CBZ issues bonds to raise funds for maize, soya farming

LOCAL bank, CBZ launched two bond issues this Monday, seeking to raise $80.6 million to finance maize and soya bean farming, as the country faces an uncertain summer cropping season.
Zimbabwe faces a second successive poor harvest this year because of erratic rains, compounding problems for millions of people already grappling with last year’s drought.
CBZ said in a notice it wanted to raise ZWL$500 million Zimbabwe dollars ($30.6 million) to purchase seeds, fertiliser and chemicals for maize and soybean production.
The bond has a tenor of 270 days and an interest rate of between 15% and 18%.
A second dollar-denominated bond worth $50 million with the same tenor seeks to raise money to import farming chemicals and fertilisers that are not available locally, CBZ said. The bank will pay 9.5% interest.
Maize is the country’s staple crop, while soybeans are used in the production of cooking oil and animal feed.
Under a new government-backed programme to ensure food security, CBZ buys farm products and issues farmers with vouchers to purchase them. The bank will then recoup its money from farmers who surrender part of their harvest. The bonds are guaranteed by the government.

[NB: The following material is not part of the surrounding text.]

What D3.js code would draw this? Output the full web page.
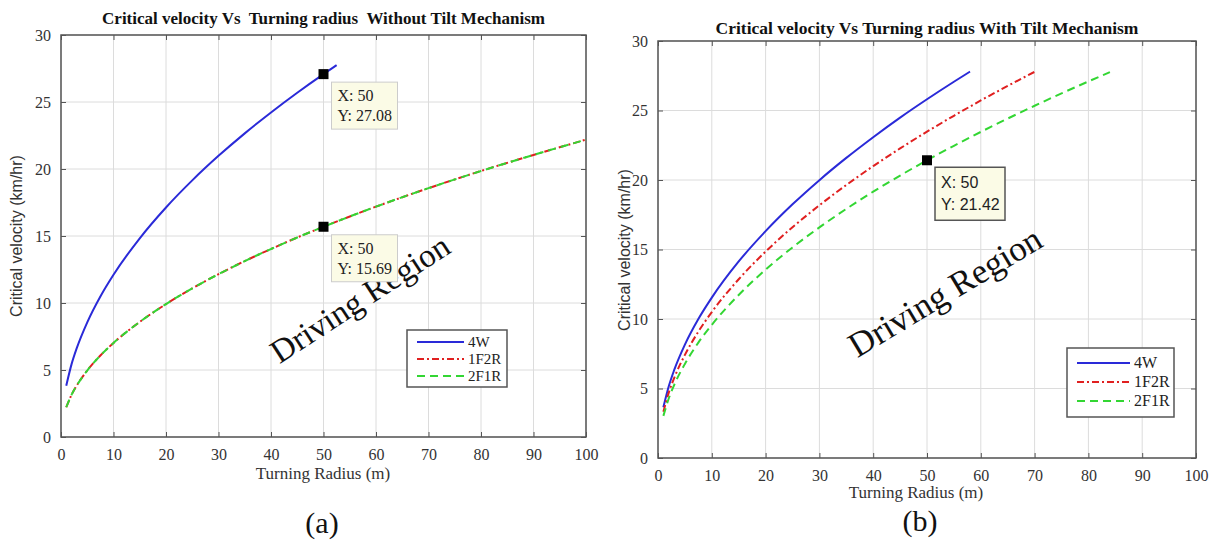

Zimbabwe is nearly halfway through its summer crop season, but the rains have been poor, raising concerns that the government may need to revise its growth target of 3.1% this year. Agriculture accounts for 17% of the country’s gross domestic product.
According to the United Nations up to eight million people, half Zimbabwe’s population, will require food aid this year after last year’s maize harvest fell by half.